Pour ce qui nous concerne, nous l’avions aperçu en 2018 lors d’une journée de pensée critique « Tout le monde déteste le travail » où, avec le collectif d’auteurs de science-fiction Zanzibar, ils déplaçaient les foules sur le thème « Voltes et révoltes ». Nous étions intriguées, mais, honte à nous, ne l’avions toujours pas lu. On nous a vivement conseillé de commencer par le commencement, La Zone du Dehors, le premier roman de l’auteur, qui, paraît-il, « donne envie de descendre dans la rue pour tout brûler ».

Pourtant, une fois ouvert le livre, nous avons été frappées par l’écart entre ce que nous lisions et l’idée que nous nous en étions initialement faite. Une question embêtante et entêtante s’est alors immiscée dans notre lecture : pourquoi diable personne, parmi tous ceux qui nous l’avaient conseillé, n’avait semblé relever le virilisme bêta de ce livre ?

Quel est donc cet immense point aveugle qui oblitère le jugement de nos camarades lecteurs, et les fait porter au pinacle une ode de plus de 600 pages au pouvoir révolutionnaire viril, sans qu’ils n’envisagent même de pondérer leur enthousiasme ?

Que voient-ils qui nous est totalement étranger ?

Et, inversement, que voyons-nous qui leur est invisible ?

Peut-être que ce livre ne nous est tout bonnement pas adressé. Comment, nous y projeter, nous lectrices ? Nous avons essayé de comprendre ce qui nous empêchait d’adhérer et de nous identifier à son idéal révolutionnaire.

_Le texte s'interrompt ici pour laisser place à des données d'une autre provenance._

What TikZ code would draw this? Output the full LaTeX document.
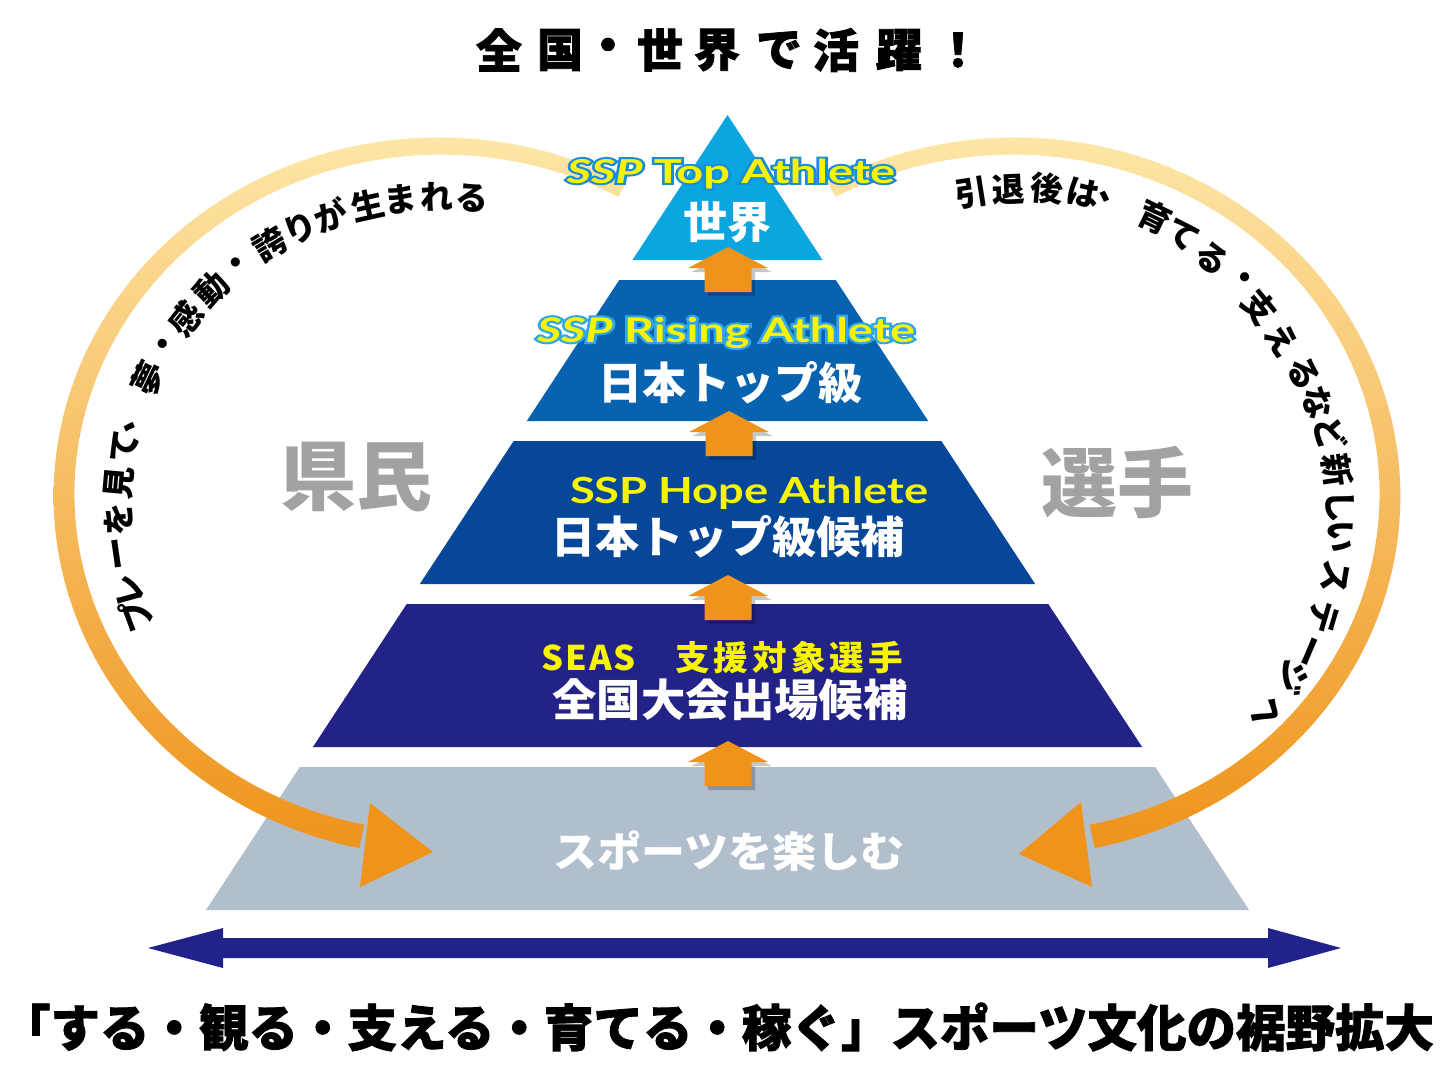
\documentclass[tikz,border=0pt]{standalone}
\usepackage{fontspec}
\usepackage{graphicx}
\setmainfont{Lato}
\newfontfamily\jp{Noto Sans CJK JP}
\newfontfamily\jpx{Noto Sans CJK JP}[BoldFeatures={FakeBold=1.6}]
\newfontfamily\lat{Lato}
\newfontfamily\latol{Lato}[FakeBold=12]
\usetikzlibrary{calc}
\definecolor{lvA}{HTML}{0BA5E0}
\definecolor{lvB}{HTML}{0763B0}
\definecolor{lvC}{HTML}{06479A}
\definecolor{lvD}{HTML}{232286}
\definecolor{lvE}{HTML}{B1BFCC}
\definecolor{orng}{HTML}{EF931B}
\definecolor{arcTop}{HTML}{FDE6A6}
\definecolor{arcMid}{HTML}{F4AE48}
\definecolor{sspY}{HTML}{F8F400}
\definecolor{olTop}{HTML}{1A8CD8}
\definecolor{olRise}{HTML}{2EA6E8}
\definecolor{greyTxt}{HTML}{A2A2A2}
\definecolor{navy}{HTML}{22238A}
\newcommand{\fitbox}[2]{\resizebox{#1pt}{\height}{#2}}
% level trapezoid: ytop, ybot, colour
\newcommand{\level}[3]{%
  \fill[#3] ({727.5-0.656*(#1-115)},#1) -- ({727.5+0.656*(#1-115)},#1)
     -- ({727.5+0.656*(#2-115)},#2) -- ({727.5-0.656*(#2-115)},#2) -- cycle;}
% orange up arrow with tip at (x,y)
\newcommand{\uparr}[2]{%
  \fill[black,opacity=0.22] ({#1+3.5},{#2+4}) -- ({#1+43.5},{#2+25}) -- ({#1+27},{#2+25})
     -- ({#1+27},{#2+49}) -- ({#1-20},{#2+49}) -- ({#1-20},{#2+25}) -- ({#1-36.5},{#2+25}) -- cycle;
  \fill[orng] (#1,#2) -- ({#1+40},{#2+21}) -- ({#1+23.5},{#2+21})
     -- ({#1+23.5},{#2+45}) -- ({#1-23.5},{#2+45}) -- ({#1-23.5},{#2+21}) -- ({#1-40},{#2+21}) -- cycle;}
% outlined text: outline colour, width, size, text (emboldened copy behind)
\newcommand{\olbox}[4]{%
  \rlap{\color{#1}\fitbox{#2}{\latol\bfseries\fontsize{#3}{#3}\selectfont #4}}%
  \fitbox{#2}{\lat\bfseries\fontsize{#3}{#3}\selectfont #4}}
\newcommand{\lw}[1]{\makebox[23.5pt]{#1}}
\newcommand{\kw}[1]{\makebox[38pt]{#1}}
\tikzset{
  arcchar/.style={inner sep=0pt,font=\jp\bfseries\fontsize{33}{35}\selectfont,text=black},
  whitejp/.style={inner sep=0pt,text=white},
  bigjp/.style={inner sep=0pt,text=greyTxt,font=\jp\bfseries\fontsize{76}{80}\selectfont},
  ssp/.style={anchor=base,inner sep=0pt,text=sspY},
}
\begin{document}
\begin{tikzpicture}[x=1pt,y=-1pt]
\useasboundingbox (0,0) rectangle (1440,1080);
\fill[white] (0,0) rectangle (1440,1080);

% ---- pyramid levels
\level{115}{260}{lvA}
\level{280}{421}{lvB}
\level{441}{584}{lvC}
\level{604}{747}{lvD}
\level{767}{910}{lvE}

% ---- up arrows
\uparr{728}{247}
\uparr{729}{411}
\uparr{728}{575}
\uparr{728}{741}

% ---- big orange arcs (gradient bands)
\shade[top color=arcTop, middle color=arcMid, bottom color=orng]
  plot[domain=-61:-258, samples=150, variable=\t]
    ({440+(376+(8+4*(-61-\t)/197))*cos(\t)},{495+(349+(8+4*(-61-\t)/197))*sin(\t)})
  -- plot[domain=-258:-61, samples=150, variable=\t]
    ({440+(376-(8+4*(-61-\t)/197))*cos(\t)},{495+(349-(8+4*(-61-\t)/197))*sin(\t)})
  -- cycle;
\fill[orng] (370,803) -- (433,852) -- (360,887) -- cycle;

\shade[top color=arcTop, middle color=arcMid, bottom color=orng]
  plot[domain=241:438, samples=150, variable=\t]
    ({1014+(376+(8+4*(\t-241)/197))*cos(\t)},{495+(349+(8+4*(\t-241)/197))*sin(\t)})
  -- plot[domain=438:241, samples=150, variable=\t]
    ({1014+(376-(8+4*(\t-241)/197))*cos(\t)},{495+(349-(8+4*(\t-241)/197))*sin(\t)})
  -- cycle;
\fill[orng] (1081,802) -- (1019,854) -- (1092,887) -- cycle;

% ---- bottom double arrow
\fill[navy] (148,948) -- (223,928) -- (223,938) -- (1268,938) -- (1268,928) -- (1341,948)
  -- (1268,968) -- (1268,958) -- (223,958) -- (223,968) -- cycle;

% ---- title
\foreach \c/\x [count=\i] in {全/499,国/560,・/608,世/660,界/717,で/779,活/836,躍/899,！/958}
  \node[inner sep=0pt,font=\jpx\bfseries\fontsize{46}{50}\selectfont] (title\i) at (\x,50) {\c};

% ---- pyramid texts
\node[ssp] (topE) at (731,183) {\olbox{olTop}{328}{33}{\textit{SSP} Top Athlete}};
\node[whitejp,font=\jp\bfseries\fontsize{44}{48}\selectfont] (topJ) at (727,222) {世界};

\node[ssp] (riseE) at (726,342) {\olbox{olRise}{378}{34}{\textit{SSP} Rising Athlete}};
\node[whitejp] (riseJ) at (730,383) {\fitbox{264}{\jp\bfseries\fontsize{44}{48}\selectfont 日本トップ級}};

\node[ssp] (hopeE) at (749,503)
  {\fitbox{358}{\lat\bfseries\fontsize{36}{40}\selectfont SSP Hope Athlete}};
\node[whitejp] (hopeJ) at (728,537) {\fitbox{353}{\jp\bfseries\fontsize{44}{48}\selectfont 日本トップ級候補}};

\node[ssp] (seasE) at (723,670)
  {\fitbox{364}{\jp\bfseries\fontsize{34}{36}\selectfont \lw{S}\lw{E}\lw{A}\lw{S}\hspace{36pt}\kw{支}\kw{援}\kw{対}\kw{象}\kw{選}\kw{手}}};
\node[whitejp] (seasJ) at (730,700) {\fitbox{355}{\jp\bfseries\fontsize{44}{48}\selectfont 全国大会出場候補}};

\node[whitejp] (enjoy) at (729,851) {\fitbox{352}{\jp\bfseries\fontsize{42}{46}\selectfont スポーツを楽しむ}};

\node[bigjp] (kenmin) at (356,477) {県民};
\node[bigjp] (senshu) at (1117,482) {選手};

% ---- text along the left arc
\foreach \c/\t [count=\i] in {プ/160.3,レ/165.1,ー/172,を/178.2,見/184.9,て/191.7,、/197.2,
   夢/205,・/211.6,感/217.7,動/224.9,・/231.3,誇/238.1,り/244.3,が/250.2,生/257,ま/263,れ/269.5,る/275.8}
  \node[arcchar,rotate={atan2(-313*cos(\t),-322*sin(\t))}] (lt\i) at ({440+322*cos(\t)},{510+313*sin(\t)}) {\c};

% ---- text along the right arc
\foreach \c/\x/\y [count=\i] in {引/972/193,退/1008/190,後/1047/188,は/1083/193,、/1114/200,
   育/1155/217,て/1183/235,る/1212/258,・/1242/280,支/1260/307,え/1282/340,る/1303/373,
   な/1318/403,ど/1330/433,新/1337/470,し/1340/507,い/1340/537,ス/1335/577,テ/1323/617,
   ー/1305/650,ジ/1293/677,へ/1267/713}{
  \pgfmathsetmacro\tpar{atan2((\y-520)/332,(\x-1020)/320)}
  \pgfmathsetmacro\rang{atan2(-332*cos(\tpar),-320*sin(\tpar))}
  \node[arcchar,rotate=\rang] (rt\i) at (\x,\y) {\c};
}

% ---- bottom slogan
\node[inner sep=0pt] (slogan) at (717.5,1027)
  {\fitbox{1433}{\jpx\bfseries\fontsize{50}{54}\selectfont 「する・観る・支える・育てる・稼ぐ」スポーツ文化の裾野拡大}};
\end{tikzpicture}
\end{document}
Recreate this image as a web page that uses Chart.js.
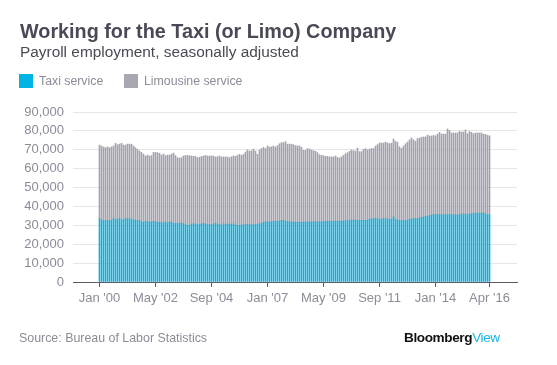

Des femmes, il y en a peu dans La Zone du dehors, roman futuriste se déroulant en 2084 (au cas où la référence ne serait pas assez claire) dans une société totalitaire où la lobotomisation médiatico-douillette fonctionnant au « mérite » a remplacé l’oppression violente.

Dans ce monde abject, un groupe minoritaire et clandestin se soulève : la Volte. Ses cinq membres dirigeants sont tous des hommes, idéalistes, héroïques, dotés du courage nécessaire pour affronter l’ordre social. Et « la » femme du roman, puisqu’il en faut bien une, la seule, l’unique, c’est elle, la copine du héros, c’est Boule De Chat [4]. « Féline et racée », si jamais son nom n’était pas assez évocateur. Elle est sa « princesse [5] », il est son « chevalier » (p.28). Ses atouts majeurs ? Son cul, ses seins, ses cheveux et, par voie de conséquence, son don inné pour son rôle, primordial s’il en est, de repos du guerrier pour Capt, le narrateur principal.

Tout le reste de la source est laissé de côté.